Stated goal »
Only the lines from the line containing "Clone this chart in matplotlib." through the line containing "legend_x = [(67, 213), (485, 632), (886, 1036)]" should be reproduced, please, with no pictures.

>> START Records supplied

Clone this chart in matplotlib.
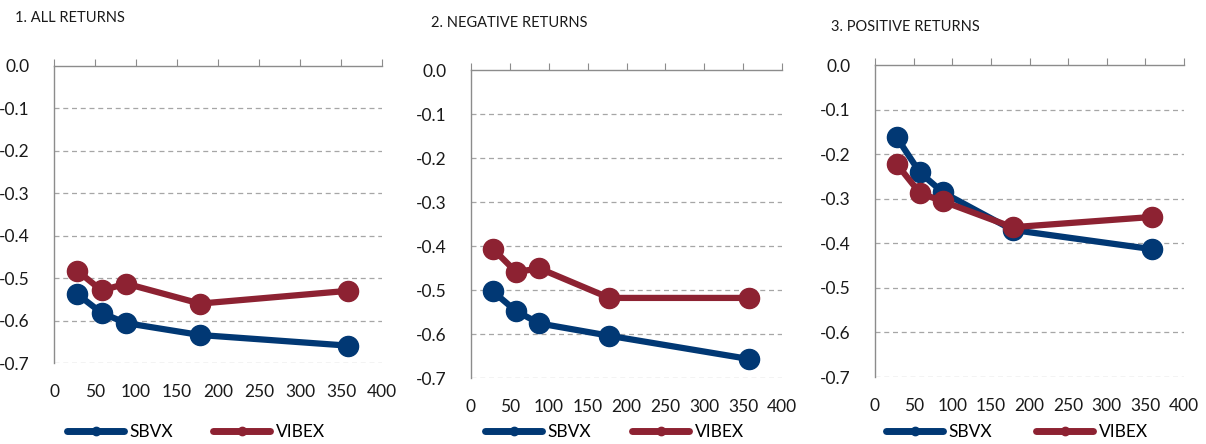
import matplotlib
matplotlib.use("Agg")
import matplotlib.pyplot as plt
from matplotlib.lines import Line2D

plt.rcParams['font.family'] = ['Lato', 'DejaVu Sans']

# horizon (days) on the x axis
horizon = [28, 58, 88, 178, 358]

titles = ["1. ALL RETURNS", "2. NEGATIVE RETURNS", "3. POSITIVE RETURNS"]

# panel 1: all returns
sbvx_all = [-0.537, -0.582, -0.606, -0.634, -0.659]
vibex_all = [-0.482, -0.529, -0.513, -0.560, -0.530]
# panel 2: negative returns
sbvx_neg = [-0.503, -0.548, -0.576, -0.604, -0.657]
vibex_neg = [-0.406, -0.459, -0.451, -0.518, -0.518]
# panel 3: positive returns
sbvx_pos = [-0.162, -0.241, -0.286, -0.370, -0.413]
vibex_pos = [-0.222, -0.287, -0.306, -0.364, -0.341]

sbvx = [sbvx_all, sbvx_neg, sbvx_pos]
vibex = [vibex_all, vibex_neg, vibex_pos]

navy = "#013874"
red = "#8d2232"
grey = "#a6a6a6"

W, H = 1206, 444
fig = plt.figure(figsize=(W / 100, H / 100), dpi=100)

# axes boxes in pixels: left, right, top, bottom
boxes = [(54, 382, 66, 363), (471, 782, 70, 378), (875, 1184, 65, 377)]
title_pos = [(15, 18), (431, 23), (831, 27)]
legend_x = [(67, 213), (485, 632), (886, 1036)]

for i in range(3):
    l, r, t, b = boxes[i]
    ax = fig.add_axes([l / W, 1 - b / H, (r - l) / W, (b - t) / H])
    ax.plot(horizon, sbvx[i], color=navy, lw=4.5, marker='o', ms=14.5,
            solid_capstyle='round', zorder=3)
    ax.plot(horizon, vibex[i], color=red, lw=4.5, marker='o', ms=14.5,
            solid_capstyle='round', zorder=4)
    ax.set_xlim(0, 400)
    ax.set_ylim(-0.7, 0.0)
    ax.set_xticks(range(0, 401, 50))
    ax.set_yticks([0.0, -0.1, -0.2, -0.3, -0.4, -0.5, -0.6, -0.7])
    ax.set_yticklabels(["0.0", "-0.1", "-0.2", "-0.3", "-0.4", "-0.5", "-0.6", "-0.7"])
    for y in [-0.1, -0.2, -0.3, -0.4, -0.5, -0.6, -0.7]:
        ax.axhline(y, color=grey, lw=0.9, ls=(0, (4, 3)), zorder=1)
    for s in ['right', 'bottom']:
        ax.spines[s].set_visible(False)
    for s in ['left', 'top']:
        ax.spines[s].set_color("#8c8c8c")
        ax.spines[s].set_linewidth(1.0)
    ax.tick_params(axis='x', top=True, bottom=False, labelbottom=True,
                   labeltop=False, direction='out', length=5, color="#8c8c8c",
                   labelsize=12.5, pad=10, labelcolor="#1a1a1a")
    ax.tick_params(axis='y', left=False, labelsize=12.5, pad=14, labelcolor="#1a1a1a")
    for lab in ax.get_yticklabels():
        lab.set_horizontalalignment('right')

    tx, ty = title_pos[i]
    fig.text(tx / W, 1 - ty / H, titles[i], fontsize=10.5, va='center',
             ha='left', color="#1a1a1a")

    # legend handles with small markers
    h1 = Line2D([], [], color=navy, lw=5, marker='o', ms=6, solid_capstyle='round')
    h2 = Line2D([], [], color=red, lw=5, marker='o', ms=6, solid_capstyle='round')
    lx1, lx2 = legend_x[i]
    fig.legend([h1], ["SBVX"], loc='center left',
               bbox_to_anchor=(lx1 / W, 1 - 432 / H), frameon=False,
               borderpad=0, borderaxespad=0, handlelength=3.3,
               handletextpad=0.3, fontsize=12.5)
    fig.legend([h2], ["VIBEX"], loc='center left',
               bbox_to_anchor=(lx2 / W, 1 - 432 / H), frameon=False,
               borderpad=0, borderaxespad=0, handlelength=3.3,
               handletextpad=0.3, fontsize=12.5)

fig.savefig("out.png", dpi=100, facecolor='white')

>> END Records supplied
>> START Records supplied

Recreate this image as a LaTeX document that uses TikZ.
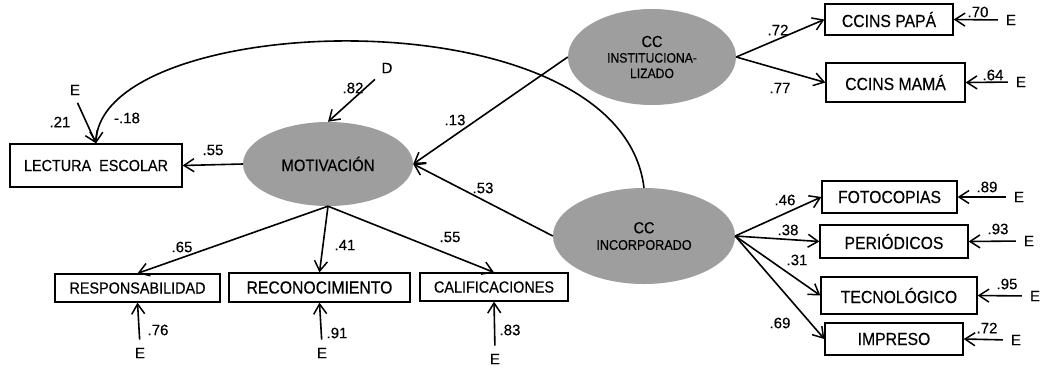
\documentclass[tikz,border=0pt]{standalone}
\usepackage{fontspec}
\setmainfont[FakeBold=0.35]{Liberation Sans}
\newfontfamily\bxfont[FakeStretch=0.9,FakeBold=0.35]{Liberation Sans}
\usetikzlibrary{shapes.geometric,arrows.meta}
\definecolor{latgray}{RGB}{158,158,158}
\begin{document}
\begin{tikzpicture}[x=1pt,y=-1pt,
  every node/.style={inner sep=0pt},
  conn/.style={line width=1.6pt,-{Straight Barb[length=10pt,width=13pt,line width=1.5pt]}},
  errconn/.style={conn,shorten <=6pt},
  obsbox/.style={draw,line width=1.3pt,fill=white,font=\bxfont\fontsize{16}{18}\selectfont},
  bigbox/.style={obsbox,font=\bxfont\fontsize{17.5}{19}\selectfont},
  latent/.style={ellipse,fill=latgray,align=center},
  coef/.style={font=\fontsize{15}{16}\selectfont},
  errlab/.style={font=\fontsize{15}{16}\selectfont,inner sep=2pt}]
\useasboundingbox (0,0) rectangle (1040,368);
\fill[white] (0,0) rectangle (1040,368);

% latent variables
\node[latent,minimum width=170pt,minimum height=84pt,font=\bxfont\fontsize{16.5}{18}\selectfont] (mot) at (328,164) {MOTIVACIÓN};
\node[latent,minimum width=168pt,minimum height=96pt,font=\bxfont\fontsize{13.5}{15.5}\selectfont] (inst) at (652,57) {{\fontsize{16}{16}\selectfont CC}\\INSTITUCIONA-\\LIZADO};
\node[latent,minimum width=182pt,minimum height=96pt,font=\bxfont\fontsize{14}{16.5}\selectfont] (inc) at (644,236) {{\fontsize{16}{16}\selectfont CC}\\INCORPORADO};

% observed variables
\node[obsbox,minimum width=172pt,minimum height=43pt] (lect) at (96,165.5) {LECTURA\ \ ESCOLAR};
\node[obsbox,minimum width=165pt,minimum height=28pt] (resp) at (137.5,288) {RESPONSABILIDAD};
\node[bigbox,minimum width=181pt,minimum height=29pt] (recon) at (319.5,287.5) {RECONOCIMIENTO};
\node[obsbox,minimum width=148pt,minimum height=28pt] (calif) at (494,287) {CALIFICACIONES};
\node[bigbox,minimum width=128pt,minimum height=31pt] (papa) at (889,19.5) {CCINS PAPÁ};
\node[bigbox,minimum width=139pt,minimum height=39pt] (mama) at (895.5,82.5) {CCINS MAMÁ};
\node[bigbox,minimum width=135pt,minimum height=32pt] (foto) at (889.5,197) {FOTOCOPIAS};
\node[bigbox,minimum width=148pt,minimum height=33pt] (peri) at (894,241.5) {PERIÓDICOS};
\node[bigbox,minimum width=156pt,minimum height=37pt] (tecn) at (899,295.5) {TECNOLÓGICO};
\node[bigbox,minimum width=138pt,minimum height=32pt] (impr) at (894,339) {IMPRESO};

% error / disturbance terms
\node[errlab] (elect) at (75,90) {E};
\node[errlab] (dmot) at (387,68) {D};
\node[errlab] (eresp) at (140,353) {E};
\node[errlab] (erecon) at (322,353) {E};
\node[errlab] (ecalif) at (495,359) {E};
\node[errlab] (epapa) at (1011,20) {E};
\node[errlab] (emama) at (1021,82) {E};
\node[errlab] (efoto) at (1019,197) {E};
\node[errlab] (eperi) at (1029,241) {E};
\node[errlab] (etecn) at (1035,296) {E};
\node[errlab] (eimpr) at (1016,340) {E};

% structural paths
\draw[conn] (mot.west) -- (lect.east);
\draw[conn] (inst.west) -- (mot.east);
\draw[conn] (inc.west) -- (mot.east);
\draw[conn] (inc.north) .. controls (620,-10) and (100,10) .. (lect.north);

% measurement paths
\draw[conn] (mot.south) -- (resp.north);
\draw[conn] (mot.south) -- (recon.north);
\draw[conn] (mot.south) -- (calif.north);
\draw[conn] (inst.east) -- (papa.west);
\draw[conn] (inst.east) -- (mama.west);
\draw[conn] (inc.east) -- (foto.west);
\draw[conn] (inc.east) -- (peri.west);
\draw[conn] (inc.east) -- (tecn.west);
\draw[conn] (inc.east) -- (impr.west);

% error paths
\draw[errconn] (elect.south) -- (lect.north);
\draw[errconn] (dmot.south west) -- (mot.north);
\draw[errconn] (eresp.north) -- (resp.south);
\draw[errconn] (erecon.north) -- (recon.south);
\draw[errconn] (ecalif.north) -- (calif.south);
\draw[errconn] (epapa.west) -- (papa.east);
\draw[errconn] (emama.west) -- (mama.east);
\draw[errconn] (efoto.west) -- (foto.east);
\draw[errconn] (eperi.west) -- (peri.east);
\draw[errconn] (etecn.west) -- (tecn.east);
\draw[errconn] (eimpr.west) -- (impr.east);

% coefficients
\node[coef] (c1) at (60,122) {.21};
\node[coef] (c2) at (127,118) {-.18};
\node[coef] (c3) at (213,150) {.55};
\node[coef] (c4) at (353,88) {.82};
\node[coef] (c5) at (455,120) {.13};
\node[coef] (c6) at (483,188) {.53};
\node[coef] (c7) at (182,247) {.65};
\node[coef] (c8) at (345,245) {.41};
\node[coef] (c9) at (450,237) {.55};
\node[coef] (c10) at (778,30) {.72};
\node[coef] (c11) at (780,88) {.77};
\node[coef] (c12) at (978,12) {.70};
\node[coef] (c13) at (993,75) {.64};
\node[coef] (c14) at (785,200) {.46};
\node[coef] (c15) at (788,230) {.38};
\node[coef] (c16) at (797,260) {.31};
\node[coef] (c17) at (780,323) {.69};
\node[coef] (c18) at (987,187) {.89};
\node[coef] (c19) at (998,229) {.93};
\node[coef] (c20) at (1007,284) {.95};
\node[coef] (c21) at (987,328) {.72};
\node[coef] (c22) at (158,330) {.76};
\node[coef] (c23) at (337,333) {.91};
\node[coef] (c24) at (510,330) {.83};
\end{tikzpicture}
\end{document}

>> END Records supplied

Solution below »
Clone this chart in matplotlib.
import matplotlib
matplotlib.use("Agg")
import matplotlib.pyplot as plt
from matplotlib.lines import Line2D

plt.rcParams['font.family'] = ['Lato', 'DejaVu Sans']

# horizon (days) on the x axis
horizon = [28, 58, 88, 178, 358]

titles = ["1. ALL RETURNS", "2. NEGATIVE RETURNS", "3. POSITIVE RETURNS"]

# panel 1: all returns
sbvx_all = [-0.537, -0.582, -0.606, -0.634, -0.659]
vibex_all = [-0.482, -0.529, -0.513, -0.560, -0.530]
# panel 2: negative returns
sbvx_neg = [-0.503, -0.548, -0.576, -0.604, -0.657]
vibex_neg = [-0.406, -0.459, -0.451, -0.518, -0.518]
# panel 3: positive returns
sbvx_pos = [-0.162, -0.241, -0.286, -0.370, -0.413]
vibex_pos = [-0.222, -0.287, -0.306, -0.364, -0.341]

sbvx = [sbvx_all, sbvx_neg, sbvx_pos]
vibex = [vibex_all, vibex_neg, vibex_pos]

navy = "#013874"
red = "#8d2232"
grey = "#a6a6a6"

W, H = 1206, 444
fig = plt.figure(figsize=(W / 100, H / 100), dpi=100)

# axes boxes in pixels: left, right, top, bottom
boxes = [(54, 382, 66, 363), (471, 782, 70, 378), (875, 1184, 65, 377)]
title_pos = [(15, 18), (431, 23), (831, 27)]
legend_x = [(67, 213), (485, 632), (886, 1036)]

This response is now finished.